O la valoración de la interrupción de la prescripción. ¿Con base en qué puede transformar la sentencia la responsabilidad individual en colectiva? ¿En qué artículo del Código Penal o de la Ley de Enjuiciamiento Criminal puede hacer descansar el Tribunal Supremo esta decisión? ¿Puede decidirse esto con base en la regla de la mayoría? ¿Pueden hacer tabla rasa la mayoría de los principios de legalidad y de culpabilidad? O por el contrario, dichos principios son presupuestos indisponibles para el órgano jurisdiccional por mucha que sea la mayoría que así lo decida. Ni siquiera por unanimidad cabría hacer esto. Si esto no se respeta, el tribunal desconoce los presupuestos en los que descansa la función jurisdiccional y adopta una decisión de naturaleza exclusivamente política. La regla de la mayoría con la que toma la decisión es la misma que aquélla con la que los parlamentarios deciden las cuestiones que se le plantean en el debate político. Ni más ni menos.

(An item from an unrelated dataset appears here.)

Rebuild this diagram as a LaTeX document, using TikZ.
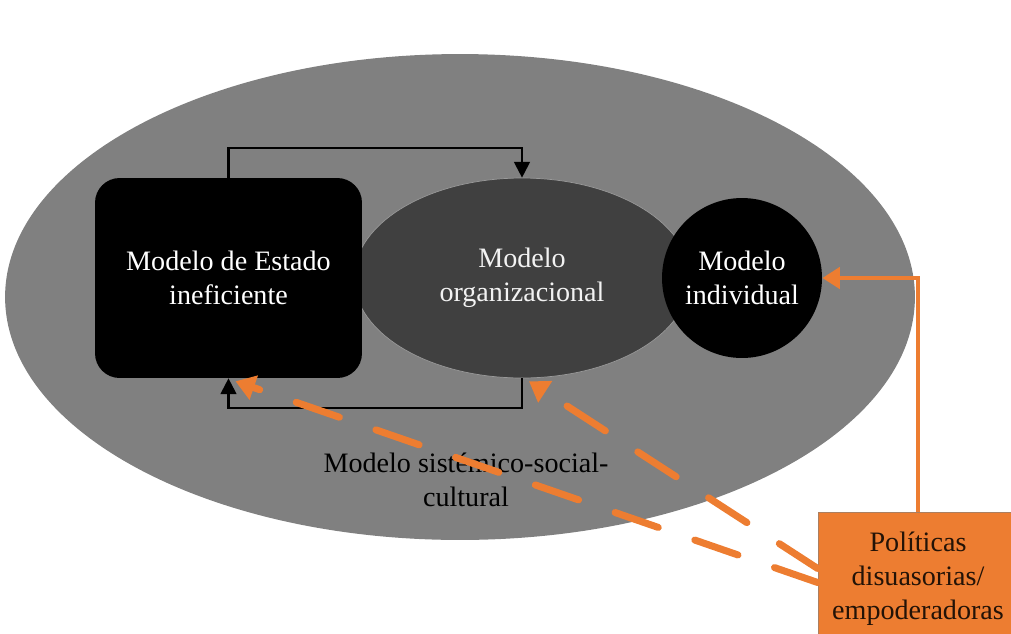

Justamente esto es lo que ha ocurrido con la sentencia del caso Marey. El problema no es que la sentencia haya sido dictada por mayoría. El problema es que con base en la regla de la mayoría, el Tribunal Supremo ha dispuesto de lo que, en ningún caso, puede disponer: de los presupuestos en los que descansa su propia legitimidad en el ejercicio de la función jurisdiccional. Es el tipo de mayoría que ha presidido la formación de voluntad del Tribunal Supremo, que no ha sido de naturaleza jurisdiccional, sino de naturaleza política, lo que resulta inaceptable. Esto es lo que hace que la sentencia suponga una alteración de las reglas de juego del Estado de Derecho definido en la Constitución. Pues la traslación de la regla de la mayoría de naturaleza exclusivamente política propia de los órganos parlamentarios a los órganos jurisdiccionales no solamente conduce a condenar a inocentes sin pruebas, sino que además provoca de manera inevitable el bloqueo del sistema político en la medida en que dicha traslación altera de forma no metabolizable por el sistema político el equilibrio entre los poderes del Estado diseñado en la Constitución.

Javier Pérez Royo es catedrático de Derecho Constitucional de la Universidad de Sevilla.